### WRITTEN INSTRUCTION
Reproduce verbatim the lines up to and including the one with "3.0, 4.0, 10.0]", starting from the first.

### DATA BLOCK
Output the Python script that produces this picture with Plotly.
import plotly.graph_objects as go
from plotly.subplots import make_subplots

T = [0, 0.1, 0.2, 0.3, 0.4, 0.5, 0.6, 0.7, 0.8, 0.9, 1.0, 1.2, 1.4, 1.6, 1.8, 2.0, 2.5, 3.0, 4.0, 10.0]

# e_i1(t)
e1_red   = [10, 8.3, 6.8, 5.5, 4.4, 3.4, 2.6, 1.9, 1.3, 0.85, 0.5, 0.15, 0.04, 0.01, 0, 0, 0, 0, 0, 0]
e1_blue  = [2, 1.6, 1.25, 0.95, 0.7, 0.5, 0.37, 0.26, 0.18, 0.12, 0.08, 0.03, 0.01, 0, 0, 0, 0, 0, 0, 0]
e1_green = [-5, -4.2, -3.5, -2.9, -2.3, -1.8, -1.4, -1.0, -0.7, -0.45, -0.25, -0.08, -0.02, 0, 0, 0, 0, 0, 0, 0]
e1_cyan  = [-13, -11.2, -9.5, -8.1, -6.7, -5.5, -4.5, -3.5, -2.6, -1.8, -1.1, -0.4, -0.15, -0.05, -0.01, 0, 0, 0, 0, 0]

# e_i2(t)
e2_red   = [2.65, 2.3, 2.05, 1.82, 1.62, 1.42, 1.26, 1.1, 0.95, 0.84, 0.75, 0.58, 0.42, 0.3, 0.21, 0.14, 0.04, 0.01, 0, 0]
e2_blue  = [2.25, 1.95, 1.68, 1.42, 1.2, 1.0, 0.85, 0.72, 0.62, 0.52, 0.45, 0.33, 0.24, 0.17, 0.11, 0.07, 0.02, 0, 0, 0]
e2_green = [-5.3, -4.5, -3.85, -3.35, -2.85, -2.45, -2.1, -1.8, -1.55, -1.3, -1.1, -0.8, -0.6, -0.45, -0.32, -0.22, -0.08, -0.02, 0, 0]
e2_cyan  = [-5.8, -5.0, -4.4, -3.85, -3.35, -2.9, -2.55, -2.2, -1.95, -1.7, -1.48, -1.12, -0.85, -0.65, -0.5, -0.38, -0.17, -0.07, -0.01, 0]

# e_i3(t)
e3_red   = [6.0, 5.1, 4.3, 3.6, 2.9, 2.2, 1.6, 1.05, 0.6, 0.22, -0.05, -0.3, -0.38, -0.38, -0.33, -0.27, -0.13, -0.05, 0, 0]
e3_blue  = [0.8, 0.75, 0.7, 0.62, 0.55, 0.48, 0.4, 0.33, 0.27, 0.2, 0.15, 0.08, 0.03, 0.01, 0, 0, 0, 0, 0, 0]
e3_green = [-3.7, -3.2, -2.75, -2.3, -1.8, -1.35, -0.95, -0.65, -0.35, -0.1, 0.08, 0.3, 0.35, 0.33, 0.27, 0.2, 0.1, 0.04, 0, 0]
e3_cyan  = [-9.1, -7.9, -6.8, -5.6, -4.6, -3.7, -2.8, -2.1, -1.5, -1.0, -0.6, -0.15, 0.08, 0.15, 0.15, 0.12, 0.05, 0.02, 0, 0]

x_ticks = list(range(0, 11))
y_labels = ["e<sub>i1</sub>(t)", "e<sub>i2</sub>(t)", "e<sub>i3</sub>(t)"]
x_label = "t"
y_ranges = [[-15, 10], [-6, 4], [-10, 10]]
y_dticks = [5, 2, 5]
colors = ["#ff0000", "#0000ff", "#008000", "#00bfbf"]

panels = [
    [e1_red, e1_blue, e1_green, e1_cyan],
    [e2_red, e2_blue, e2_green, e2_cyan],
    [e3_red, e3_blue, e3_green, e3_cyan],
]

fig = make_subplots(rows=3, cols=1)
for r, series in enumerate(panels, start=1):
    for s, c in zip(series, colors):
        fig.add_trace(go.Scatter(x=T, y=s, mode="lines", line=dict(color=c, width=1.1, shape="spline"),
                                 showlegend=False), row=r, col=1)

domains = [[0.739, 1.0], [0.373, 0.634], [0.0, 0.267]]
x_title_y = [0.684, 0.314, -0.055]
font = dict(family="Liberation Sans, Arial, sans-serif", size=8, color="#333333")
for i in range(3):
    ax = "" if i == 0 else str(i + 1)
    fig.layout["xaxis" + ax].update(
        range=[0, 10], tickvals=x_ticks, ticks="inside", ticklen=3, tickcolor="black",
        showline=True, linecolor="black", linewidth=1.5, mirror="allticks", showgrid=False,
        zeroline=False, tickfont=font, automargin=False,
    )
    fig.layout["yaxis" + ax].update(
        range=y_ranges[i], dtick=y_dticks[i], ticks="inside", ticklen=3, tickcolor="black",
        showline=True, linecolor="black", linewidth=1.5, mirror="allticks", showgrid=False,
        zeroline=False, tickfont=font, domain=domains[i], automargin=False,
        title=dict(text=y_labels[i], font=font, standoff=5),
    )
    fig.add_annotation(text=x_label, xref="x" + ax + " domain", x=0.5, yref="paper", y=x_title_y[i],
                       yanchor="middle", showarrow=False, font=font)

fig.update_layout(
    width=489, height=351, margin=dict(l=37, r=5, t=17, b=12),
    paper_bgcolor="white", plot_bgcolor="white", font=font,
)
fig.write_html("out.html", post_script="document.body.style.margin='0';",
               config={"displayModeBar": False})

### RESPONSE FOR THIS EXERCISE
Output the Python script that produces this picture with Plotly.
import plotly.graph_objects as go
from plotly.subplots import make_subplots

T = [0, 0.1, 0.2, 0.3, 0.4, 0.5, 0.6, 0.7, 0.8, 0.9, 1.0, 1.2, 1.4, 1.6, 1.8, 2.0, 2.5, 3.0, 4.0, 10.0]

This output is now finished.